**PROBLEM TO WORK ON:**
Omit every picture and return the rest of the data unaltered.

**STORED DATA:**
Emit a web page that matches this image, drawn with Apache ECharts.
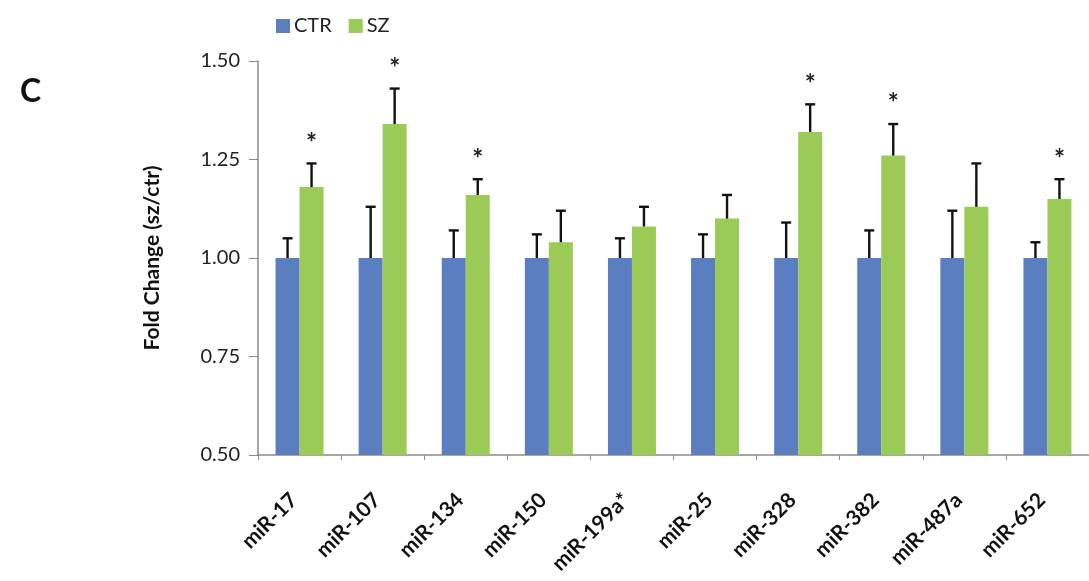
<!DOCTYPE html>
<html>
<head>
<meta charset="utf-8">
<script src="https://cdn.jsdelivr.net/npm/echarts@6/dist/echarts.min.js"></script>
<style>
html,body{margin:0;padding:0;background:#fff;}
#chart{width:1089px;height:581px;}
</style>
</head>
<body>
<div id="chart"></div>
<script>
var categories = ['miR-17','miR-107','miR-134','miR-150','miR-199a*','miR-25','miR-328','miR-382','miR-487a','miR-652'];
var ctrValues = [1.00,1.00,1.00,1.00,1.00,1.00,1.00,1.00,1.00,1.00];
var ctrErrors = [0.05,0.13,0.07,0.06,0.05,0.06,0.09,0.07,0.12,0.04];
var szValues = [1.18,1.34,1.16,1.04,1.08,1.10,1.32,1.26,1.13,1.15];
var szErrors = [0.06,0.09,0.04,0.08,0.05,0.06,0.07,0.08,0.11,0.05];
var szSignificant = [1,1,1,0,0,0,1,1,0,1];
var yTicks = [0.50,0.75,1.00,1.25,1.50];

var FONT = 'Lato, "Open Sans", sans-serif';
var BAR_W = 24;

function errData(vals, errs, sig) {
  return vals.map(function (v, i) {
    return [i, v, v + errs[i], sig ? sig[i] : 0];
  });
}

function makeRender(offset) {
  return function (params, api) {
    var x = api.value(0);
    var base = api.coord([x, api.value(1)]);
    var top = api.coord([x, api.value(2)]);
    var cx = base[0] + offset;
    var children = [
      {type: 'line', shape: {x1: cx, y1: base[1], x2: cx, y2: top[1]},
       style: {stroke: '#111', lineWidth: 2.4}},
      {type: 'line', shape: {x1: cx - 5, y1: top[1], x2: cx + 5, y2: top[1]},
       style: {stroke: '#111', lineWidth: 2.4}}
    ];
    if (api.value(3)) {
      children.push({type: 'text', x: cx, y: top[1] - 20,
        style: {text: '*', fontSize: 26, fontWeight: 'bold', fontFamily: FONT, fill: '#222',
                align: 'center', verticalAlign: 'middle'}});
    }
    return {type: 'group', children: children};
  };
}

var chart = echarts.init(document.getElementById('chart'), null, {renderer: 'canvas'});
chart.setOption({
  backgroundColor: '#fff',
  animation: false,
  graphic: [{type: 'text', left: 20, top: 76,
    style: {text: 'C', fontSize: 32, fontWeight: 'bold', fontFamily: FONT, fill: '#111'}}],
  legend: {
    left: 271, top: 11, itemWidth: 14, itemHeight: 14, itemGap: 17,
    icon: 'rect',
    data: ['CTR', 'SZ'],
    textStyle: {fontSize: 20, fontFamily: FONT, color: '#222', padding: [0, 0, 0, -1]}
  },
  grid: {left: 258, top: 61, width: 837, height: 394, containLabel: false},
  xAxis: {
    type: 'category', data: categories,
    axisLine: {lineStyle: {color: '#8a8a8a', width: 1.5}},
    axisTick: {show: true, length: 5, lineStyle: {color: '#8a8a8a'}},
    axisLabel: {rotate: 45, margin: 36, fontSize: 21, fontWeight: 'bold', fontFamily: FONT,
      color: '#111', interval: 0, padding: [0, 8, 0, 0]}
  },
  yAxis: {
    type: 'value', min: 0.5, max: 1.5, interval: 0.25,
    name: 'Fold Change (sz/ctr)', nameLocation: 'middle', nameGap: 95, nameRotate: 90,
    nameTextStyle: {fontSize: 21, fontWeight: 'bold', fontFamily: FONT, color: '#111'},
    axisLine: {show: true, lineStyle: {color: '#8a8a8a', width: 1.5}},
    axisTick: {show: true, length: 9, lineStyle: {color: '#8a8a8a'}},
    splitLine: {show: false},
    axisLabel: {fontSize: 20, fontFamily: FONT, color: '#222', margin: 18,
      formatter: function (v) { return v.toFixed(2); }}
  },
  series: [
    {name: 'CTR', type: 'bar', data: ctrValues, barWidth: BAR_W, barGap: '0%',
     itemStyle: {color: '#5A7EC0'}},
    {name: 'SZ', type: 'bar', data: szValues, barWidth: BAR_W, barGap: '0%',
     itemStyle: {color: '#9BCB56'}},
    {name: 'CTR err', type: 'custom', data: errData(ctrValues, ctrErrors),
     renderItem: makeRender(-BAR_W / 2), z: 5,
     encode: {x: 0, y: [1, 2]}},
    {name: 'SZ err', type: 'custom', data: errData(szValues, szErrors, szSignificant),
     renderItem: makeRender(BAR_W / 2), z: 5,
     encode: {x: 0, y: [1, 2]}}
  ]
});
</script>
</body>
</html>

**CORRECT ANSWER:**
Emit a web page that matches this image, drawn with Apache ECharts.
<!DOCTYPE html>
<html>
<head>
<meta charset="utf-8">
<script src="https://cdn.jsdelivr.net/npm/echarts@6/dist/echarts.min.js"></script>
<style>
html,body{margin:0;padding:0;background:#fff;}
#chart{width:1089px;height:581px;}
</style>
</head>
<body>
<div id="chart"></div>
<script>
var categories = ['miR-17','miR-107','miR-134','miR-150','miR-199a*','miR-25','miR-328','miR-382','miR-487a','miR-652'];
var ctrValues = [1.00,1.00,1.00,1.00,1.00,1.00,1.00,1.00,1.00,1.00];
var ctrErrors = [0.05,0.13,0.07,0.06,0.05,0.06,0.09,0.07,0.12,0.04];
var szValues = [1.18,1.34,1.16,1.04,1.08,1.10,1.32,1.26,1.13,1.15];
var szErrors = [0.06,0.09,0.04,0.08,0.05,0.06,0.07,0.08,0.11,0.05];
var szSignificant = [1,1,1,0,0,0,1,1,0,1];
var yTicks = [0.50,0.75,1.00,1.25,1.50];

var FONT = 'Lato, "Open Sans", sans-serif';
var BAR_W = 24;

function errData(vals, errs, sig) {
  return vals.map(function (v, i) {
    return [i, v, v + errs[i], sig ? sig[i] : 0];
  });
}

function makeRender(offset) {
  return function (params, api) {
    var x = api.value(0);
    var base = api.coord([x, api.value(1)]);
    var top = api.coord([x, api.value(2)]);
    var cx = base[0] + offset;
    var children = [
      {type: 'line', shape: {x1: cx, y1: base[1], x2: cx, y2: top[1]},
       style: {stroke: '#111', lineWidth: 2.4}},
      {type: 'line', shape: {x1: cx - 5, y1: top[1], x2: cx + 5, y2: top[1]},
       style: {stroke: '#111', lineWidth: 2.4}}
    ];
    if (api.value(3)) {
      children.push({type: 'text', x: cx, y: top[1] - 20,
        style: {text: '*', fontSize: 26, fontWeight: 'bold', fontFamily: FONT, fill: '#222',
                align: 'center', verticalAlign: 'middle'}});
    }
    return {type: 'group', children: children};
  };
}

var chart = echarts.init(document.getElementById('chart'), null, {renderer: 'canvas'});
chart.setOption({
  backgroundColor: '#fff',
  animation: false,
  graphic: [{type: 'text', left: 20, top: 76,
    style: {text: 'C', fontSize: 32, fontWeight: 'bold', fontFamily: FONT, fill: '#111'}}],
  legend: {
    left: 271, top: 11, itemWidth: 14, itemHeight: 14, itemGap: 17,
    icon: 'rect',
    data: ['CTR', 'SZ'],
    textStyle: {fontSize: 20, fontFamily: FONT, color: '#222', padding: [0, 0, 0, -1]}
  },
  grid: {left: 258, top: 61, width: 837, height: 394, containLabel: false},
  xAxis: {
    type: 'category', data: categories,
    axisLine: {lineStyle: {color: '#8a8a8a', width: 1.5}},
    axisTick: {show: true, length: 5, lineStyle: {color: '#8a8a8a'}},
    axisLabel: {rotate: 45, margin: 36, fontSize: 21, fontWeight: 'bold', fontFamily: FONT,
      color: '#111', interval: 0, padding: [0, 8, 0, 0]}
  },
  yAxis: {
    type: 'value', min: 0.5, max: 1.5, interval: 0.25,
    name: 'Fold Change (sz/ctr)', nameLocation: 'middle', nameGap: 95, nameRotate: 90,
    nameTextStyle: {fontSize: 21, fontWeight: 'bold', fontFamily: FONT, color: '#111'},
    axisLine: {show: true, lineStyle: {color: '#8a8a8a', width: 1.5}},
    axisTick: {show: true, length: 9, lineStyle: {color: '#8a8a8a'}},
    splitLine: {show: false},
    axisLabel: {fontSize: 20, fontFamily: FONT, color: '#222', margin: 18,
      formatter: function (v) { return v.toFixed(2); }}
  },
  series: [
    {name: 'CTR', type: 'bar', data: ctrValues, barWidth: BAR_W, barGap: '0%',
     itemStyle: {color: '#5A7EC0'}},
    {name: 'SZ', type: 'bar', data: szValues, barWidth: BAR_W, barGap: '0%',
     itemStyle: {color: '#9BCB56'}},
    {name: 'CTR err', type: 'custom', data: errData(ctrValues, ctrErrors),
     renderItem: makeRender(-BAR_W / 2), z: 5,
     encode: {x: 0, y: [1, 2]}},
    {name: 'SZ err', type: 'custom', data: errData(szValues, szErrors, szSignificant),
     renderItem: makeRender(BAR_W / 2), z: 5,
     encode: {x: 0, y: [1, 2]}}
  ]
});
</script>
</body>
</html>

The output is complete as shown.